▸ Exercise task: Leave out the pictures, and return only the lines running from the one that contains "Write the Chart.js code for this chart." to the one that contains "const lastUpdate = 'Last", both included, exactly as they appear.

▸ Information supplied:
══════════════════════════════

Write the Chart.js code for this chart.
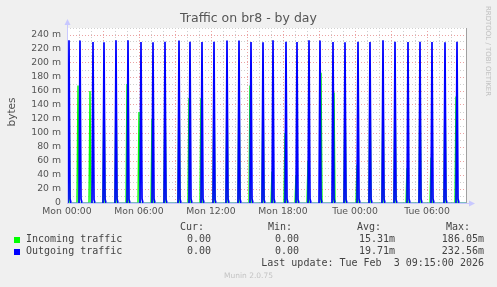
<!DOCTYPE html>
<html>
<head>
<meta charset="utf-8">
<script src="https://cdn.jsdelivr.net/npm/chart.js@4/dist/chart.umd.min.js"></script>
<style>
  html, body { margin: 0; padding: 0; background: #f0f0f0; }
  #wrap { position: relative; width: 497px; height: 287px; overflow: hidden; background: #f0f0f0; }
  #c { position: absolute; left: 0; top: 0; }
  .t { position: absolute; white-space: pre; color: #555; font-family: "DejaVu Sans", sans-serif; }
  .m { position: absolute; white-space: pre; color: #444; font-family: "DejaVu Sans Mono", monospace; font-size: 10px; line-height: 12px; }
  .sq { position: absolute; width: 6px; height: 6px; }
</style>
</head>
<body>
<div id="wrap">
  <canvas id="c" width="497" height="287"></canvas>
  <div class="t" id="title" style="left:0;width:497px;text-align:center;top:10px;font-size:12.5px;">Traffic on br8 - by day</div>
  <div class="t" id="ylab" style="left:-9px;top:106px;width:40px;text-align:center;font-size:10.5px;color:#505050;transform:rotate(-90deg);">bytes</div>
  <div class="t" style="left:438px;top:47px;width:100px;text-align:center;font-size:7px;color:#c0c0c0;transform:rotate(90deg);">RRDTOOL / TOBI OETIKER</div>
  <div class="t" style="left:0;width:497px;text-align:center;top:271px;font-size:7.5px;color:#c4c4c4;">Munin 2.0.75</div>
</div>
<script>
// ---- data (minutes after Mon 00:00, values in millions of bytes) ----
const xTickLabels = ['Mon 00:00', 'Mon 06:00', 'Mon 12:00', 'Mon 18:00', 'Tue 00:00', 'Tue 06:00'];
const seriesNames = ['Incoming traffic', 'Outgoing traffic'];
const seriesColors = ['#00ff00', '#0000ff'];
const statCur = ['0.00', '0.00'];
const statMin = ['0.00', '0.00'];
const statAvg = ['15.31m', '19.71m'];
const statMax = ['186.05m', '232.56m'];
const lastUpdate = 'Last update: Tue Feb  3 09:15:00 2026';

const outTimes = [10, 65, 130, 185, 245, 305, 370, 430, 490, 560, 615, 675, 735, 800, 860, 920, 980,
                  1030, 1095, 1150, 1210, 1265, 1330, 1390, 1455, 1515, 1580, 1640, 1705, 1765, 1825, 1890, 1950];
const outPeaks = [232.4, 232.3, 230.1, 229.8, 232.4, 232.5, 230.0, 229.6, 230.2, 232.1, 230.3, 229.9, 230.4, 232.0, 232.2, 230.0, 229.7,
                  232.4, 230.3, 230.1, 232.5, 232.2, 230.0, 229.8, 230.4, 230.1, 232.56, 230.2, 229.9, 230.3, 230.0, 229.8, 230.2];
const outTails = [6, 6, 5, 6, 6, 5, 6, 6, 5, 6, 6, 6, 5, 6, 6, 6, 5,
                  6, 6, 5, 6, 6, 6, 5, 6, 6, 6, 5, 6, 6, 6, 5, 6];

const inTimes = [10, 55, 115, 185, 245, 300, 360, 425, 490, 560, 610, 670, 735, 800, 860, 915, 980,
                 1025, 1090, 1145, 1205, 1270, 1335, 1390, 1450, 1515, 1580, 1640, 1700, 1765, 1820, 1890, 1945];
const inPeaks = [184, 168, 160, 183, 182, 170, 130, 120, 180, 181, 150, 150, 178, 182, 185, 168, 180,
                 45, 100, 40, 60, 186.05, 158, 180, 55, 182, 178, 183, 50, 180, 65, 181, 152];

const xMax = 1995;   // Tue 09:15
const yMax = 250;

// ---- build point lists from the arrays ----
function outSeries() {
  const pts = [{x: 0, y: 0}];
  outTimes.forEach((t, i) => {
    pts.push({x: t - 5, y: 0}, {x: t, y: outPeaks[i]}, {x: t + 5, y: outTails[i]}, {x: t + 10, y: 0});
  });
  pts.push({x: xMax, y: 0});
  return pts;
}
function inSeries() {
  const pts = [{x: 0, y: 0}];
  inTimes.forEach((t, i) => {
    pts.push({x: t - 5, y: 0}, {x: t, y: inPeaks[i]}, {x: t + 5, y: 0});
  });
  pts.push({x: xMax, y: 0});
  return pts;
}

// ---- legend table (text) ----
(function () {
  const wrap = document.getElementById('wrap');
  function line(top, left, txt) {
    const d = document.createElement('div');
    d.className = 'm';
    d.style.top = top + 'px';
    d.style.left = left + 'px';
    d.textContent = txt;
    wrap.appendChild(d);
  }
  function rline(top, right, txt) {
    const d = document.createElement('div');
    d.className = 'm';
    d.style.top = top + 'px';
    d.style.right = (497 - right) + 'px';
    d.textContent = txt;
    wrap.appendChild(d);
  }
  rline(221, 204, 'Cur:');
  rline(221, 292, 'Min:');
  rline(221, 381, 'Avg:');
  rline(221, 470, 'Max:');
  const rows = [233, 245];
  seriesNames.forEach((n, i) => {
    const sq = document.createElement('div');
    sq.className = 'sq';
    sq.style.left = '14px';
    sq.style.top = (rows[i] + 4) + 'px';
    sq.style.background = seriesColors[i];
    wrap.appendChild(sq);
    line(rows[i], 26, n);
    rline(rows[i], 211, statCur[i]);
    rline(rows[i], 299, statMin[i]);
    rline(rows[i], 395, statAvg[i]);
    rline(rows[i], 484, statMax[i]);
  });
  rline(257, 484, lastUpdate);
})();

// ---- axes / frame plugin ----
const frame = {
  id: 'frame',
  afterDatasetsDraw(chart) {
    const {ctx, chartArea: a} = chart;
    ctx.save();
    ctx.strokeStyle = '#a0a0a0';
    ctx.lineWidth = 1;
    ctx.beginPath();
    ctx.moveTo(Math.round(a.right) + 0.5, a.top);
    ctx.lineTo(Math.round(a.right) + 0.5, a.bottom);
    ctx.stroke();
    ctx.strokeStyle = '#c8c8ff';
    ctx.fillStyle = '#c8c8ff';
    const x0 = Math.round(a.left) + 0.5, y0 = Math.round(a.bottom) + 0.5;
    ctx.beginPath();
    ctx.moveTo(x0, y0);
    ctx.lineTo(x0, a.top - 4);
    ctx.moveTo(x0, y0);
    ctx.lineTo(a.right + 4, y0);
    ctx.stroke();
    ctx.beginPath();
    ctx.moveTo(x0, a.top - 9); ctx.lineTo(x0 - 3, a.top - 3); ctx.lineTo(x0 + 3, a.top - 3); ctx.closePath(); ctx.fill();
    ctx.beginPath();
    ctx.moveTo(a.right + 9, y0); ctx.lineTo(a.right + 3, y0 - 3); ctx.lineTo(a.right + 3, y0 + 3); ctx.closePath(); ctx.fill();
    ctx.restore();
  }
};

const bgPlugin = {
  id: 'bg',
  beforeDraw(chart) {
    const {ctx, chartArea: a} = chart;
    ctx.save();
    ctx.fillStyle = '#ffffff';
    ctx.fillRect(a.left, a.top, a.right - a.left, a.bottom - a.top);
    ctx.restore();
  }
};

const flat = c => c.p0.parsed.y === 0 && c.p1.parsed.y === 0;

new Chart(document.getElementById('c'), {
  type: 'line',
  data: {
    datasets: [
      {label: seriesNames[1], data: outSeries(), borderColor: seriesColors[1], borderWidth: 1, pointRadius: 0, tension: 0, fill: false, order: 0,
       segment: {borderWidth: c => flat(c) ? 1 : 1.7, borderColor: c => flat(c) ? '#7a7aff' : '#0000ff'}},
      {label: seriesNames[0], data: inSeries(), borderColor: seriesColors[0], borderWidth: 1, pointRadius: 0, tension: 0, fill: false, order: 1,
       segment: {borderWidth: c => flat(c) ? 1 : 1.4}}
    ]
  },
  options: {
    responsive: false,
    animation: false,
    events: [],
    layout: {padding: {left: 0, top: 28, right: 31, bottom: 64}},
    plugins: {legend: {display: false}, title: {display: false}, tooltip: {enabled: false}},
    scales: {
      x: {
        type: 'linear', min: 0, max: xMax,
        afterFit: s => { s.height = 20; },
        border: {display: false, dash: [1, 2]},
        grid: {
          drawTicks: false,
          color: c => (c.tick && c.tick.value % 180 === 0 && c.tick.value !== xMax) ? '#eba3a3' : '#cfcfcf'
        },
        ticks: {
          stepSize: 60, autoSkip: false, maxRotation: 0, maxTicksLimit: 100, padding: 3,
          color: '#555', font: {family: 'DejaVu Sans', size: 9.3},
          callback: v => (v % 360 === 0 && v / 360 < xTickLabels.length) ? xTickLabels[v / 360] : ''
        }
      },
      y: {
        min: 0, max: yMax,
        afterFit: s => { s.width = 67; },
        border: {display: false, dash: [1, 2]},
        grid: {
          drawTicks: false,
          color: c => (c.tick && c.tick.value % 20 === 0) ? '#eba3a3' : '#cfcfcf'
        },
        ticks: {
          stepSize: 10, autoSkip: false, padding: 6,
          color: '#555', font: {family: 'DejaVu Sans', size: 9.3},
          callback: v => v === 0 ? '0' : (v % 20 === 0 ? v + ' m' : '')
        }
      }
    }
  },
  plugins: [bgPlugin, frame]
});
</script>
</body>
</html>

══════════════════════════════

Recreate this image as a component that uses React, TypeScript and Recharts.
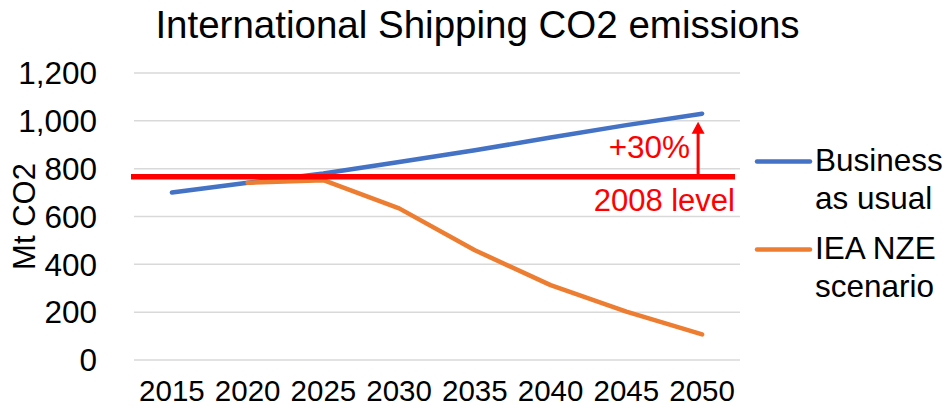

══════════════════════════════

▸ Reply to the task:
Write the Chart.js code for this chart.
<!DOCTYPE html>
<html>
<head>
<meta charset="utf-8">
<script src="https://cdn.jsdelivr.net/npm/chart.js@4/dist/chart.umd.min.js"></script>
<style>
  html, body { margin: 0; padding: 0; background: #f0f0f0; }
  #wrap { position: relative; width: 497px; height: 287px; overflow: hidden; background: #f0f0f0; }
  #c { position: absolute; left: 0; top: 0; }
  .t { position: absolute; white-space: pre; color: #555; font-family: "DejaVu Sans", sans-serif; }
  .m { position: absolute; white-space: pre; color: #444; font-family: "DejaVu Sans Mono", monospace; font-size: 10px; line-height: 12px; }
  .sq { position: absolute; width: 6px; height: 6px; }
</style>
</head>
<body>
<div id="wrap">
  <canvas id="c" width="497" height="287"></canvas>
  <div class="t" id="title" style="left:0;width:497px;text-align:center;top:10px;font-size:12.5px;">Traffic on br8 - by day</div>
  <div class="t" id="ylab" style="left:-9px;top:106px;width:40px;text-align:center;font-size:10.5px;color:#505050;transform:rotate(-90deg);">bytes</div>
  <div class="t" style="left:438px;top:47px;width:100px;text-align:center;font-size:7px;color:#c0c0c0;transform:rotate(90deg);">RRDTOOL / TOBI OETIKER</div>
  <div class="t" style="left:0;width:497px;text-align:center;top:271px;font-size:7.5px;color:#c4c4c4;">Munin 2.0.75</div>
</div>
<script>
// ---- data (minutes after Mon 00:00, values in millions of bytes) ----
const xTickLabels = ['Mon 00:00', 'Mon 06:00', 'Mon 12:00', 'Mon 18:00', 'Tue 00:00', 'Tue 06:00'];
const seriesNames = ['Incoming traffic', 'Outgoing traffic'];
const seriesColors = ['#00ff00', '#0000ff'];
const statCur = ['0.00', '0.00'];
const statMin = ['0.00', '0.00'];
const statAvg = ['15.31m', '19.71m'];
const statMax = ['186.05m', '232.56m'];
const lastUpdate = 'Last update: Tue Feb  3 09:15:00 2026';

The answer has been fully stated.